With an eye toward eliminating competition and maximizing profits, they exploited an industry that experts say is in some ways vulnerable to collusion: There are a finite number of purchasers and suppliers, there's steady pressure among companies to cut prices — and car parts, unlike certain products that have a great deal of variability — are generally standardized and homogeneous.


"The firms will just make more money if they're able to reach and stick to an agreement to collectively charge higher prices so that customers can't get them to bid against each other," said Spencer Weber Waller, director of the Institute for Antitrust Consumer Studies at the Loyola University Chicago law school. "The problem is, of course, it's a felony in the United States."


The Justice Department first publicly surfaced aspects of the investigation when FBI agents in Detroit raided the offices of Denso Corp, Yazaki North America and Tokai Rika. All three companies have pleaded guilty to their roles in price-fixing and bid-rigging schemes.


Since the raids, the probe has broadened to encompass about $5 billion worth of auto parts, including seat belts, ignition coils, steering wheels, air bags, windshield wipers and rubber parts that dampen vibration.
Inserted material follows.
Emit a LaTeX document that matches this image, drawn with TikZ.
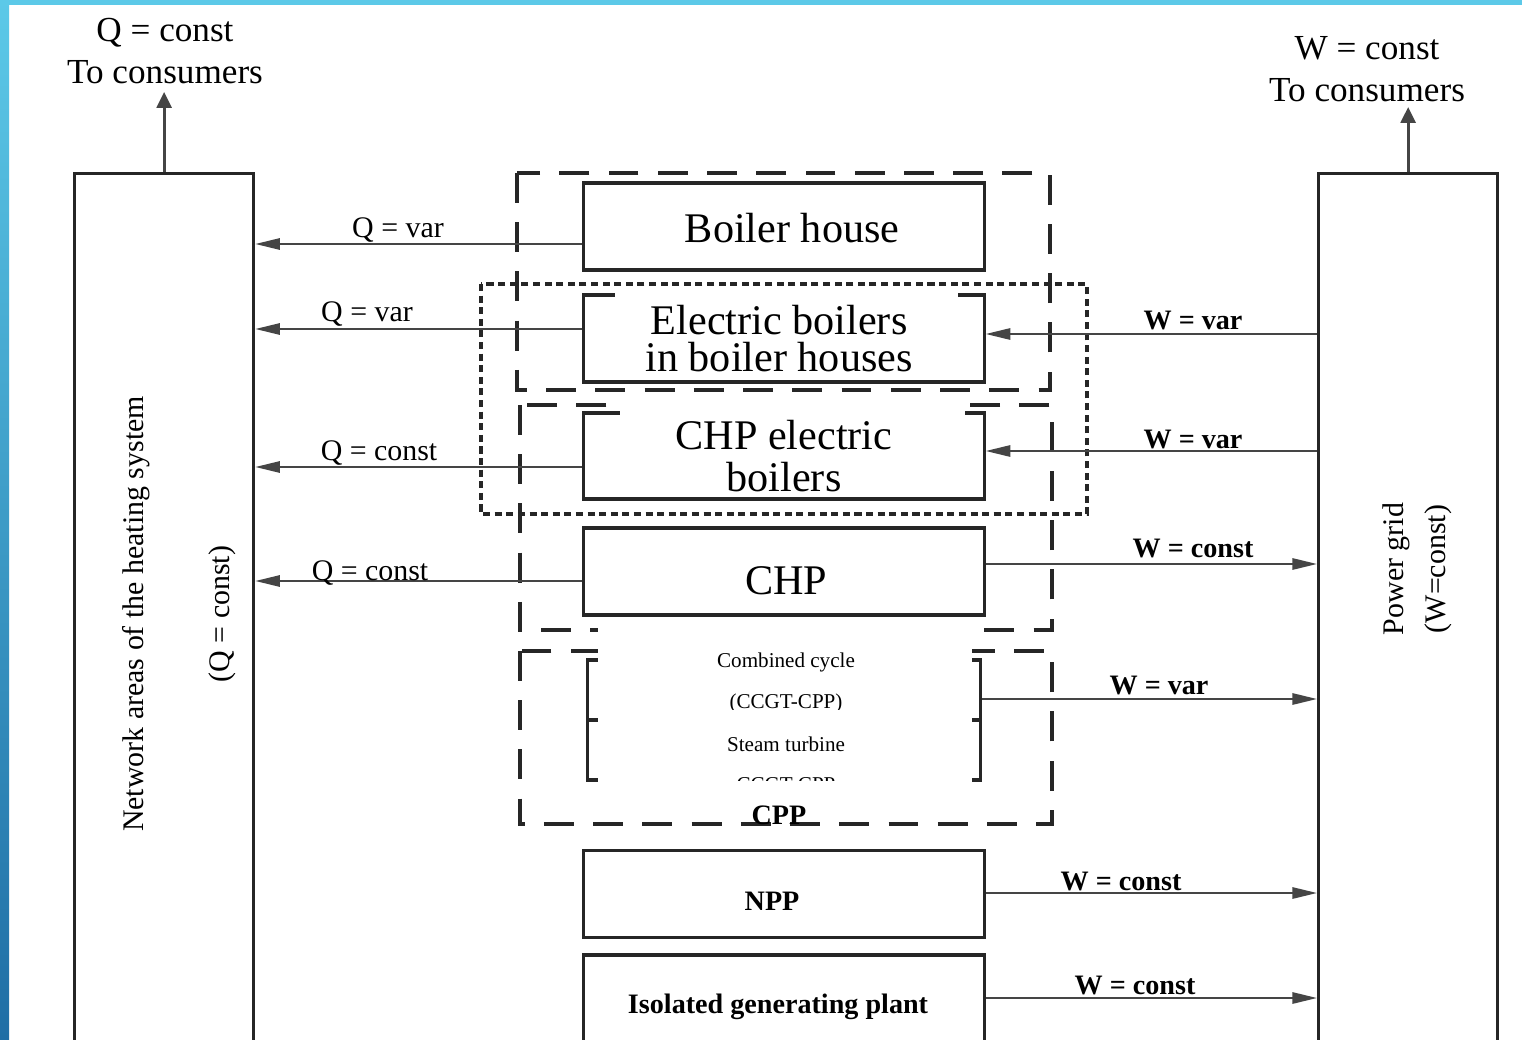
\documentclass[tikz,border=0pt]{standalone}
\usepackage{fontspec}
\setmainfont{Liberation Serif}
\usetikzlibrary{positioning,arrows.meta}
\definecolor{cborde}{HTML}{262626}
\definecolor{cflecha}{HTML}{454545}
\definecolor{cceleste}{HTML}{5CC9E8}
\definecolor{cazul}{HTML}{1F6EA5}
\tikzset{
  planta/.style={rectangle, draw=cborde, line width=0.9pt, minimum width=4cm,
    minimum height=0.87cm, inner sep=0pt, align=center},
  columna/.style={rectangle, draw=cborde, line width=0.9pt, minimum width=1.79cm,
    minimum height=9cm, inner sep=0pt, anchor=north west},
  flecha/.style={-{Triangle[length=7pt,width=3.2pt]}, line width=0.6pt, draw=cflecha},
  subida/.style={-{Triangle[length=4.5pt,width=4.2pt]}, line width=0.9pt, draw=cflecha},
  grupo/.style={draw=cborde, line width=1pt, dash pattern=on 8.5pt off 5.5pt},
  grupop/.style={draw=cborde, line width=1.4pt, dash pattern=on 2pt off 1.3pt},
  grande/.style={font=\fontsize{12}{12}\selectfont},
  etq/.style={font=\fontsize{8.5}{10}\selectfont, inner sep=1pt},
  etqw/.style={font=\fontsize{8}{10}\selectfont\bfseries, inner sep=1pt},
  arriba/.style={font=\fontsize{10}{12}\selectfont, align=center, inner sep=1pt},
  chica/.style={font=\fontsize{6}{7}\selectfont, inner sep=1pt},
}
\begin{document}
\begin{tikzpicture}[x=0.01cm, y=-0.01cm]
  \clip (0,0) rectangle (1522,1040);
  \fill[white] (0,0) rectangle (1522,1040);
  \fill[cceleste] (0,0) rectangle (1522,5);
  \shade[top color=cceleste, bottom color=cazul] (0,0) rectangle (9,1040);

  % columnas laterales
  \node[columna] (red) at (73,172) {};
  \node[columna] (grid) at (1317,172) {};
  \node[etq, rotate=90] (tred) at (136,614) {Network areas of the heating system};
  \node[etq, rotate=90] (tqc) at (222,614) {(Q = const)};
  \node[etq, rotate=90] (tgrid) at (1396,569) {Power grid};
  \node[etq, rotate=90] (twc) at (1438,569) {(W=const)};

  % hacia consumidores
  \node[arriba] (qcons) at (165,51) {Q = const\\To consumers};
  \node[arriba] (wcons) at (1367,69) {W = const\\To consumers};
  \draw[subida] (red.north) -- (red.north |- 0,92);
  \draw[subida] (grid.north) -- (grid.north |- 0,107);

  % grupos
  \draw[grupo] (517,173) rectangle (1050,390);
  \draw[grupo] (520,405) rectangle (1052,630);
  \draw[grupop] (481,284) rectangle (1087,514);
  \draw[grupo] (520,651) rectangle (1052,824);

  % plantas
  \node[planta, label={[grande, xshift=2.3pt, yshift=-0.5pt]center:Boiler house}] (bh) at (784,226.5) {};
  \node[planta, label={[grande, align=center, font=\fontsize{12}{10.5}\selectfont, xshift=-1.4pt]center:Electric boilers\\in boiler houses}] (eb) at (784,338.5) {};
  \node[planta, grande, minimum height=0.86cm] (cheb) at (784,456)
    {CHP electric\\boilers};
  \node[planta, label={[grande, xshift=0.6pt, yshift=-2.5pt]center:CHP}] (chp) at (784,571.5) {};
  \node[planta, minimum width=3.92cm, minimum height=1.2cm] (ccgt) at (784,720) {};
  \draw[draw=cborde, line width=0.9pt] (ccgt.west) -- (ccgt.east);
  \node[planta, label={[etqw, xshift=-3.4pt, yshift=-2.1pt]center:NPP}] (npp) at (784,894) {};
  \node[planta, label={[etqw, xshift=-1.7pt, yshift=-2.4pt]center:Isolated generating plant}] (igp) at (784,998.5) {};

  % recortes
  \fill[white] (615,290) rectangle (958,300);
  \fill[white] (620,401) rectangle (965,418);
  \fill[white] (598,628) rectangle (972,812);
  \node[chica] (cc1) at (786,662) {Combined cycle};
  \begin{scope}
    \clip (598,680) rectangle (972,709);
    \node[chica] (cc2) at (786,703) {(CCGT-CPP)};
  \end{scope}
  \node[chica] (cc3) at (786,744) {Steam turbine};
  \begin{scope}
    \clip (598,760) rectangle (972,780);
    \node[chica] (cc4) at (786,785) {CCGT-CPP};
  \end{scope}
  \node[etqw] (cpp) at (779,815) {CPP};

  % calor
  \draw[flecha] (bh.west |- 0,244) -- (red.east |- 0,244);
  \draw[flecha] (eb.west |- 0,329) -- (red.east |- 0,329);
  \draw[flecha] (cheb.west |- 0,467) -- (red.east |- 0,467);
  \draw[flecha] (chp.west |- 0,581) -- (red.east |- 0,581);
  \node[etq] (q1) at (398,230) {Q = var};
  \node[etq] (q2) at (367,314) {Q = var};
  \node[etq] (q3) at (379,453) {Q = const};
  \node[etq] (q4) at (370,573) {Q = const};

  % electricidad
  \draw[flecha] (grid.west |- 0,334) -- (eb.east |- 0,334);
  \draw[flecha] (grid.west |- 0,451) -- (cheb.east |- 0,451);
  \draw[flecha] (chp.east |- 0,564) -- (grid.west |- 0,564);
  \draw[flecha] (ccgt.east |- 0,699) -- (grid.west |- 0,699);
  \draw[flecha] (npp.east |- 0,893) -- (grid.west |- 0,893);
  \draw[flecha] (igp.east |- 0,998) -- (grid.west |- 0,998);
  \node[etqw] (w1) at (1193,321) {W = var};
  \node[etqw] (w2) at (1193,439) {W = var};
  \node[etqw] (w3) at (1193,548) {W = const};
  \node[etqw] (w4) at (1159,685) {W = var};
  \node[etqw] (w5) at (1121,881) {W = const};
  \node[etqw] (w6) at (1135,985) {W = const};
\end{tikzpicture}
\end{document}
Similar cartels have formed in industries ranging from oil and gas to cement and vitamins, though there's debate among economists about how long they can last, given the constant incentive for one member to cheat the others and the tendency to collapse under their own weight as they keep growing, said Daniel Crane, a University of Michigan law professor.


But the collusion in these cases, which in some instances lasted more than a decade, was "deftly done," said Joe Wiesenfelder, executive editor of Cars.com, who has followed the auto parts investigation.


"If they get too greedy and they make their prices too high, then someone smells a rat," he said. "When they set their prices and fixed their prices, they had to do it in a way that wasn't obvious and that took into account the entire market, including suppliers that weren't involved."


Wiesenfelder said that while the collusion affected car consumers, it's hard to tell how much the investigation has been noticed by the average driver.


"It's kind of abstract to consumers," he said. "It's not that prices were fixed on cars. That would really hit home."


But there are indications the industry is chastened.


For instance, Bridgestone Corp., a tire and rubber company that pleaded guilty this year, announced that it would strengthen its compliance, discipline employees and withhold a portion of compensation from certain board members and executives.


Meanwhile, the Justice Department says it's looking into additional misconduct in an investigation that bears all the hallmarks of classic antitrust law-breaking.


"This one," Snyder said, "has it all."